Высокий, стройный, с матово-бледным лицом, оттененным черными, вьющимися волосами, с темно голубыми, глубокими, как небо или озеро, глазами — своей фигурой очень похожий на красивую молодую женщину — пастух неподвижно стоял на вершине, в этом величественном и грандиозном уединении; весь закутанный в белый мех, он походил на человека, сплошь засыпанного снегом.
Песня, которую он наигрывал, протяжная, частая, прерываемая время от времени, разносилась в этом безмолвии редкими холодными переливами, похожими на капли замерзшего источника, начинающего оттаивать под теплыми лучами солнца.
Но вот он перестал играть, вытянул голову, прислушался, по-видимому, выжидая, чтобы эхо повторило мотив. Ни звука. Только большой камень, оторванный ветром, скатился по уступам и остановился, при шуме сломившейся ветви.
Тогда пастух печально взглянул на этот суровый ландшафт. В позе любовника, тревожно поджидающего ту, которая обещала прийти сюда, он точно вызывал из этого безмолвия чей-либо голос или ожидал появления какой-либо формы на этих неподвижно лежащих снежных глыбах; простирал руки вперед, будто желая схватить дорогое видение; но они бессильно опускались, с таким жестом отчаянья, точно он досадовал на то, что ему не удалось обнять хотя бы облако.
Снова он приложил флейту к губам, опять в тишине понеслись звуки той же тихой песни: быть может, то был какой-нибудь условленный сигнал.
На одну из этих дрожащих нот ответил отдаленный, трепетный, чистый звук.
Он вздрогнул, кровь внезапно прихлынула к его щекам, глаза радостно блеснули, и он продолжал играть, останавливаясь по временам, чтобы прислушаться к отдаленному звуку, повторяемому эхом.

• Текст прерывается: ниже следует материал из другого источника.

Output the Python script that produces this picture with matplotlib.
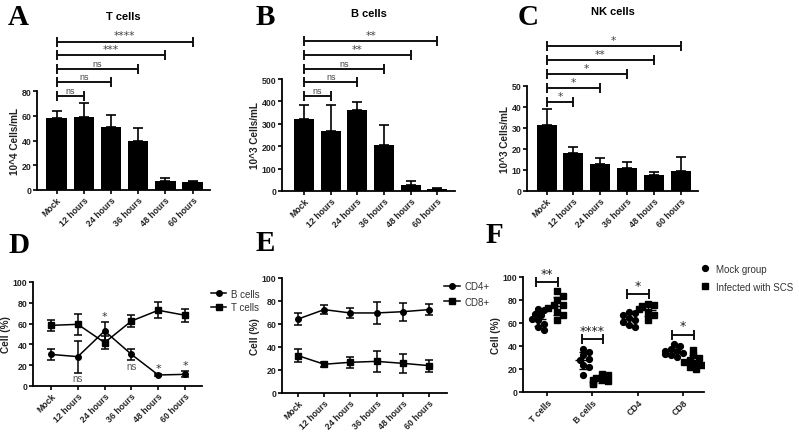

Эхо было ни что иное, как пение пустынника, чудного соловья Альп, которого иногда удается услышать, но которого никогда нельзя увидать; среди белого покрова зимы, этот голос птички, отвечающей напеву флейты, служил как бы идеальным ответом, на запросы жизни и грез.
Звуки песни пастуха становились все оживленнее; он играл со страстным увлечением, переходившим в экстаз.